Multicasting Requirements

This section summarizes the IP multicast requirements from Section 3.5 of RFC 1122 and the compliance of the Net/3 code that we’ve examined to those requirements.

  • Should support local IP multicasting (RFC 1112).

    Yes: Net/3 supports IP multicasting.

  • Should join the all-hosts group at start-up.

    Yes: in_ifinit joins the all-hosts group while initializing an interface.

  • Should provide a mechanism for higher layers to discover an interface’s IP multicast capability.

    Yes: The IFF_MULTICAST flag in the interface’s ifnet structure is available directly to kernel code and by the SIOCGIFFLAGS command for processes.

IGMP Requirements

This section summarizes the IGMP requirements from Section 3.5 of RFC 1122 and the compliance of the Net/3 code that we’ve examined to those requirements.

  • May support IGMP (RFC 1112).

    Yes: Net/3 supports IGMP.

Routing Requirements

This section summarizes the routing requirements from Section 3.5 of RFC 1122 and the compliance of the Net/3 code that we’ve examined to those requirements. Be aware that the requirements of this RFC apply to a host and not necessarily the kernel implementation. Some items are not explicitly handled by the kernel routing function in Net/3, but they are expected to be provided by a routing daemon such as routed or gated.

  • Must use address mask in determining whether a datagram’s destination is on a connected network.

    Yes: When an interface for a connected network such as an Ethernet is configured, its address mask is specified (or a default is chosen based on the class of IP address) and stored in the routing table entry. This mask is used by rn_match when it checks a leaf for a network match.

  • Must operate correctly in a minimal environment when there are no routers (all networks are directly connected).

    Yes: The system administrator must not configure a default route in this case.

  • Must keep a “route cache” of mappings to next-hop routers.

    Yes: The routing table is the cache.

  • Should treat a received network redirect the same as a host redirect.

    Yes, as described in Section 19.7.

  • Must use a default router when no entry exists for the destination in the routing table.

    Yes, if a default route has been entered into the routing table.

  • Must support multiple default routers.

    Multiple defaults are not supported by the kernel. Instead, this should be provided by a routing daemon.

  • May implement a table of static routes.

    Yes: These can be created at system initialization time with the route command.

  • May include a flag with each static route specifying whether or not the route can be overridden by a redirect.

    No.

  • May allow the routing table key to be a complete host address and not just a network address.

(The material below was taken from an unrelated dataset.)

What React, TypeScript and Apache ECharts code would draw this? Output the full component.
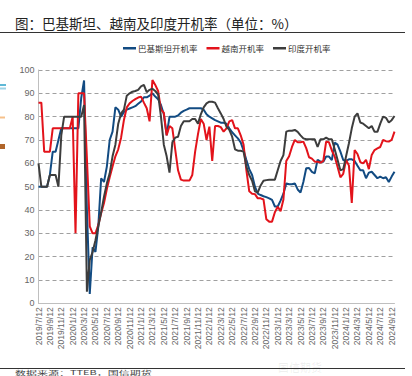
import React, { useEffect, useRef } from "react";
import * as echarts from "echarts";

const titleText = "图：巴基斯坦、越南及印度开机率（单位：%）";
const sourceText = "数据来源：TTEB，国信期货";
const watermarkText = "国信期货";
const seriesNames = ["巴基斯坦开机率", "越南开机率", "印度开机率"];

const tickLabels = [
  "2019/7/12", "2019/9/12", "2019/11/12",
  "2020/1/12", "2020/3/12", "2020/5/12", "2020/7/12", "2020/9/12", "2020/11/12",
  "2021/1/12", "2021/3/12", "2021/5/12", "2021/7/12", "2021/9/12", "2021/11/12",
  "2022/1/12", "2022/3/12", "2022/5/12", "2022/7/12", "2022/9/12", "2022/11/12",
  "2023/1/12", "2023/3/12", "2023/5/12", "2023/7/12", "2023/9/12", "2023/11/12",
  "2024/1/12", "2024/3/12", "2024/5/12", "2024/7/12", "2024/9/12",
];

// half-monthly samples (4 per 2-month tick interval)
const pakistan = [
  50, 50, 50, 50, 55, 65, 65, 70, 75, 75, 75, 75, 75, 75, 75, 88,
  95.5, 40, 4, 24, 22, 33, 53.6, 52, 58.6, 70, 73.6, 84, 83, 80, 82, 83,
  83.5, 84, 84.5, 85.5, 86.5, 88.3, 88.3, 89, 90, 88.6, 87.5, 85, 81, 72, 80, 80,
  80, 80.5, 81.7, 82.5, 83, 83.6, 83.6, 83.6, 83.6, 83.6, 83, 81, 80, 79.3, 78.5, 78,
  77.4, 77.4, 77, 75, 73.3, 72, 70.7, 69, 65.5, 61.4, 57.5, 55, 50, 47, 46.4, 45.9,
  45.5, 45, 44.3, 41.5, 41.5, 44, 47, 51.4, 51, 51, 51.4, 48.8, 47.5, 52, 57.9, 58,
  56.3, 55.7, 61.5, 60.7, 60.7, 62.9, 62.9, 61.4, 68.9, 68, 65, 61.4, 61, 61.7, 61.7, 61,
  59, 57, 57, 53.6, 56, 56.4, 55, 53.6, 54.3, 53.6, 54, 52, 54.3, 56.4,
];

const vietnam = [
  86, 86, 65, 65, 65, 75, 75, 75, 75, 75, 75, 75, 80, 30, 90, 90,
  90, 62, 33, 30, 30, 33.6, 38.6, 43, 49, 54, 58.6, 63, 66, 71, 78.6, 84,
  85.7, 86.7, 87.5, 88.2, 88.6, 86, 83.6, 78, 95.7, 93.6, 91, 83, 81.7, 72, 76, 75,
  66, 57, 53, 52.6, 52.6, 52.6, 55, 65, 72.5, 79, 77, 70, 75.7, 61, 76, 76,
  75.5, 73.6, 75, 78, 78.5, 75, 75, 72, 68, 57, 48, 47, 46.8, 45, 45, 44.5,
  36, 35, 35, 39, 41.4, 39.5, 44.5, 61, 63, 67, 70, 69, 69, 69.3, 66.5, 62.6,
  62, 60.7, 60.7, 60.3, 61, 69.3, 69, 65.5, 62.9, 58.5, 54, 55.5, 61.4, 59, 43, 65.7,
  64, 60.5, 60, 61.5, 57.5, 63.6, 65.7, 66.4, 67, 70, 69.5, 69.3, 70, 73.6,
];

const india = [
  60, 50, 50, 50, 55, 55, 55, 50, 72, 80, 80, 80, 80, 80, 80, 80,
  85, 5, 18.6, 22, 27, 33, 39, 45.7, 51.4, 55.7, 63, 68, 77, 81.4, 83, 89,
  90, 90.7, 91, 91.5, 93, 93.6, 90.5, 91.5, 92, 91, 89.5, 80, 68, 63, 56, 69,
  71, 71.4, 76, 78, 78, 78, 79, 79, 77, 81, 84, 85.7, 86.4, 86.4, 86, 83.6,
  81.4, 79, 75.7, 74.3, 71.4, 66, 65.4, 65.4, 65, 58.6, 55, 52.5, 48, 47.5, 50.5, 52.5,
  52.8, 53, 53, 53, 57, 61, 63.5, 73.6, 74, 74, 74.3, 73.5, 72, 70.7, 70.3, 70.3,
  70.3, 70.3, 67, 70.3, 70.3, 71, 70.3, 70.3, 66, 61.5, 57, 57.5, 63, 68.6, 75, 80,
  81.4, 77.5, 77, 76, 75, 76, 73.5, 73.5, 77, 80, 79.5, 77.5, 78.5, 80.3,
];

const colors = ["#124b82", "#e3131b", "#3d3d3d"];

const categories: string[] = [];
tickLabels.forEach((lab, i) => {
  categories.push(lab);
  if (i < tickLabels.length - 1) {
    categories.push(lab + "#a", lab + "#b", lab + "#c");
  }
});
categories.push("end#");

export default function App() {
  const ref = useRef<HTMLDivElement>(null);
  useEffect(() => {
    if (!ref.current) return;
    const chart = echarts.init(ref.current, null, { renderer: "svg" });
    const cjk = '"Noto Sans CJK SC", sans-serif';
    const narrow = '"Liberation Sans Narrow", "Liberation Sans", sans-serif';
    const data = [pakistan, vietnam, india];
    chart.setOption({
      animation: false,
      backgroundColor: "#ffffff",
      grid: { left: 38.5, right: 17.5, top: 70, bottom: 72.7, containLabel: false },
      legend: {
        data: seriesNames,
        left: 118,
        top: 39,
        icon: "rect",
        itemWidth: 13,
        itemHeight: 2.5,
        itemGap: 9,
        textStyle: { fontSize: 8.5, color: "#333", fontFamily: cjk, padding: [0, 0, 0, -3] },
      },
      xAxis: {
        type: "category",
        boundaryGap: false,
        data: categories,
        axisLine: { lineStyle: { color: "#bfbfbf", width: 1 } },
        axisTick: { show: false },
        splitLine: { show: false },
        axisLabel: {
          rotate: 90,
          margin: 4,
          fontSize: 8.5,
          color: "#666",
          fontFamily: narrow,
          interval: (idx: number) => idx % 4 === 0 && idx <= 124,
          formatter: (v: string) => (v.indexOf("#") >= 0 ? "" : v),
        },
      },
      yAxis: {
        type: "value",
        min: 0,
        max: 100,
        interval: 10,
        axisLine: { show: true, lineStyle: { color: "#bfbfbf", width: 1 } },
        axisTick: { show: false },
        splitLine: { show: true, lineStyle: { color: "#a0a0a0", type: [4, 3], width: 1 } },
        axisLabel: { fontSize: 9, color: "#666", margin: 4, fontFamily: narrow },
      },
      series: seriesNames.map((name, i) => ({
        name,
        type: "line",
        data: data[i],
        showSymbol: false,
        symbol: "none",
        lineStyle: { color: colors[i], width: 2 },
        itemStyle: { color: colors[i] },
        z: 2 + i,
      })),
      graphic: [
        {
          type: "text",
          x: 15,
          y: 16,
          style: { text: titleText, font: `13.5px ${cjk}`, fill: "#222", textBaseline: "middle" },
        },
        { type: "line", shape: { x1: 0, y1: 32.5, x2: 405, y2: 32.5 }, style: { stroke: "#333", lineWidth: 1 } },
        { type: "line", shape: { x1: 0, y1: 368.5, x2: 405, y2: 368.5 }, style: { stroke: "#333", lineWidth: 1 } },
        {
          type: "text",
          x: 15,
          y: 370,
          scaleX: 2,
          style: { text: sourceText, font: `5.5px ${cjk}`, fill: "#444", textBaseline: "top" },
        },
        { type: "rect", shape: { x: 0, y: 84, width: 6, height: 2 }, style: { fill: "#5fb8d6" } },
        { type: "rect", shape: { x: 0, y: 87.5, width: 6, height: 2 }, style: { fill: "#9fd3e6" } },
        { type: "rect", shape: { x: 0, y: 116.5, width: 5, height: 2 }, style: { fill: "#f6c08a" } },
        { type: "rect", shape: { x: 0, y: 144, width: 5, height: 5 }, style: { fill: "#b0652a" } },
        {
          type: "text",
          x: 300,
          y: 361.5,
          style: {
            text: watermarkText,
            font: `bold 11px ${cjk}`,
            fill: "rgba(0,0,0,0.06)",
            textAlign: "center",
            textBaseline: "middle",
          },
          z: -1,
        },
      ],
    });
    return () => chart.dispose();
  }, []);
  return <div ref={ref} style={{ width: 412, height: 376, position: "absolute", left: 0, top: 0 }} />;
}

    Yes: Host routes take priority over a network route to the same network.

  • Should include the TOS in the routing table entry.

    No: There is a TOS field in the sockaddr_inarp that we describe in Chapter 21, but it is not currently used.

  • Must be able to detect the failure of a next-hop router that appears as the gateway field in the routing table and be able to choose an alternate next-hop router.

    Negative advice, the RTM_LOSING message generated by in_losing, is passed to any processes reading from a routing socket, which allows the process (e.g., a routing daemon) to handle this event.

  • Should not assume that a route is good forever.

    Yes: There are no timeouts on routing table entries in the kernel other than those created by ARP Again, the standard Unix routing daemons time out routes and replace them with alternatives when possible.

  • Must not ping routers continuously (ICMP echo request).

    Yes: The Net/3 kernel does not do this. The routing daemons don’t generate ICMP echo requests either.

  • Must use pinging of a router only when traffic is being sent to that router.

    The Net/3 kernel never generates pings to a next-hop router.

  • Should allow higher and lower layers to give positive and negative advice.

    Partially: The only information passed by other layers to the Net/3 routing functions is by in_losing, which is called only from TCP. The only action performed by the routing layer is to generate the RTM_LOSING message.

  • Must switch to another default router when the existing default fails.

    Yes, although the Net/3 kernel does not do this, it is supported by the routing daemons.

  • Must allow the following information to be configured manually in the routing table: IP address, network mask, list of defaults.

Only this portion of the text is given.